CH3 radical-mediated direct methane to methanol conversion over CuO supported on rutile oxides

[Display omitted] •The oxygen site of supported CuO exhibits a characteristic of a radical anion.•The radical anionic oxygen enables homolytic C-H cleavage, resulting in a •CH3.•The CH3 radical captured by the Cu site enables the CH3-OH coupling to form CH3OH.•SnO2 offers a balanced reactivity for C-H activation and C-O formation. Direct conversion of methane into methanol is an attractive strategy for the production of manifold value-added chemicals. Herein, we investigated the conversion of methane to methanol over CuO supported on the rutile metal oxides (TiO2, SnO2 and RuO2) based on results of density functional theory (DFT) calculations. The results show that the oxygen site of the supported CuO exhibits the characteristics of a radical anion. This radical anionic oxygen site enables homolytic C-H cleavage by abstracting the hydrogen atom, resulting in a CH3 radical. The CH3 radical captured by the Cu site next to the radical anionic oxygen enables the coupling of CH3 and OH to form a C-O bond, resulting in methanol.
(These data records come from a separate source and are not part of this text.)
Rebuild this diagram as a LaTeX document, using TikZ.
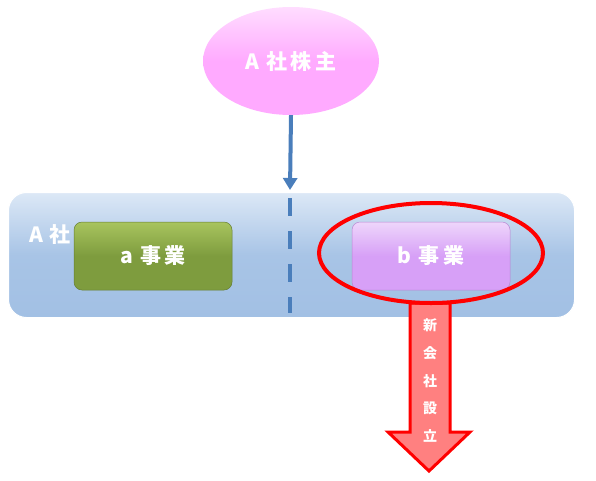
\documentclass[tikz,border=0pt]{standalone}
\usepackage{fontspec}
\setmainfont{Noto Sans CJK JP}
\usetikzlibrary{shapes.geometric,arrows.meta}
\definecolor{blueline}{HTML}{4A7EBB}
\definecolor{boxtop}{HTML}{DCE8F6}
\definecolor{boxbot}{HTML}{A2C0E4}
\definecolor{pinkfill}{HTML}{FFAAFF}
\definecolor{pinktop}{HTML}{FFDDFF}
\definecolor{greenfill}{HTML}{7E9C3E}
\definecolor{greentop}{HTML}{A8C45E}
\definecolor{purplefill}{HTML}{D7A0F7}
\definecolor{purpletop}{HTML}{EED6FB}
\definecolor{arrowfill}{HTML}{FF8080}
\tikzset{
  wtext/.style={text=white, font=\fontsize{21}{23}\selectfont\bfseries},
  small/.style={text=white, font=\fontsize{14}{15}\selectfont\bfseries},
  bizbox/.style={rounded corners=8pt, minimum width=158pt, minimum height=68pt, wtext},
}
\begin{document}
\begin{tikzpicture}[x=1pt,y=-1pt]
\useasboundingbox (0,0) rectangle (596,480);
% company box
\node[draw=white, line width=1pt, rounded corners=18pt, top color=boxtop, bottom color=boxbot, middle color=boxbot!90!boxtop,
      minimum width=566pt, minimum height=125pt, anchor=north west] (co) at (8,192) {};
\node[wtext, anchor=center] (colabel) at (50,235) {A\,\,社};
% shareholder ellipse
\node[ellipse, top color=pinktop, bottom color=pinkfill, middle color=pinkfill, minimum width=176pt, minimum height=108pt, wtext] (sh) at (291,61) {A\,\,社\,株\,主};
\coordinate (tip) at (290,190);
\draw[blueline, line width=4pt, -{Triangle[width=14pt,length=12pt]}] (sh.south) -- (tip);
% dashed divider
\coordinate (d1) at (290,198);
\coordinate (d2) at (290,313);
\draw[blueline, line width=4pt, dash pattern=on 18pt off 15pt] (d1) -- (d2);
% businesses
\node[bizbox, draw=greenfill!80!black, line width=0.5pt, top color=greentop, bottom color=greenfill, middle color=greenfill] (a) at (153,256) {a\,\,事\,業};
\node[bizbox, draw=purplefill!85!black, line width=0.5pt, top color=purpletop, bottom color=purplefill, middle color=purplefill] (b) at (431,256) {b\,\,事\,業};
% red arrow
\draw[red, line width=3pt, fill=arrowfill, line join=miter]
  (410,303) -- (450,303) -- (450,432) -- (470,432) -- (429,471) -- (388,432) -- (410,432) -- cycle;
% red ellipse
\node[ellipse, draw=red, line width=4pt, minimum width=224pt, minimum height=100pt] (ring) at (431,253) {};
\node[small] (t1) at (430,325) {新};
\node[small] (t2) at (430,353) {会};
\node[small] (t3) at (430,381) {社};
\node[small] (t4) at (430,408) {設};
\node[small] (t5) at (430,436) {立};
\end{tikzpicture}
\end{document}
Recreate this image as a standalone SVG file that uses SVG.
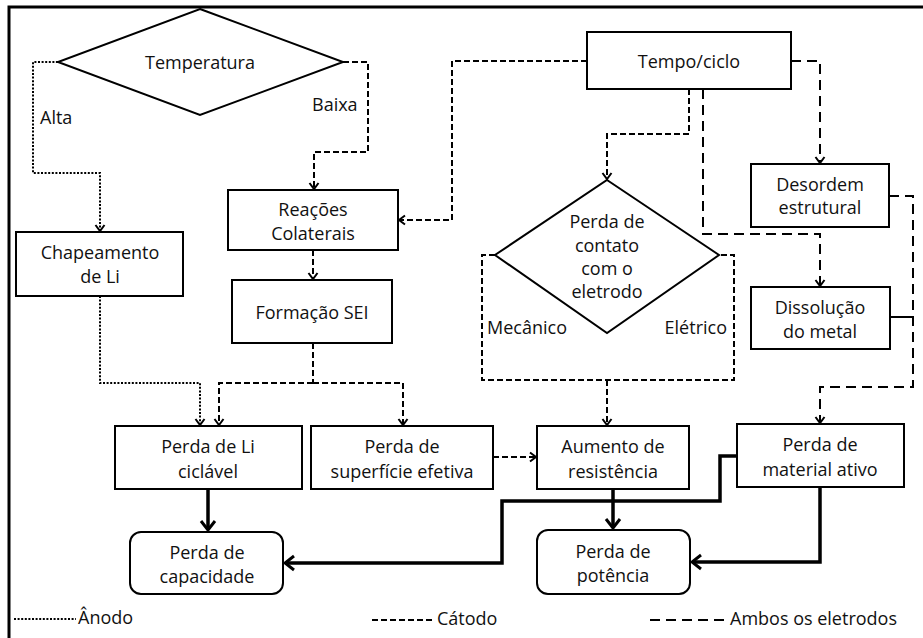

The free energy of activation for C-H activation and C-O formation were found to correlate linearly with the p band center of the radical anionic oxygen, but the slope has the opposite signs, i.e., a lower free energy of activation for C-H scission corresponds to a higher free energy formation for C-O formation. Among rutile oxides studied, SnO2 offers a balanced reactivity for C-H activation and C-O formation. These findings demonstrate the presence of the radical anionic oxygen on rutile oxide-supported CuO catalyst and their crucial role in regulating the reactivity for direct methane to methanol conversion. The mechanistic insights from this study will benefit the development of supported copper oxide catalysts for effective methane conversion.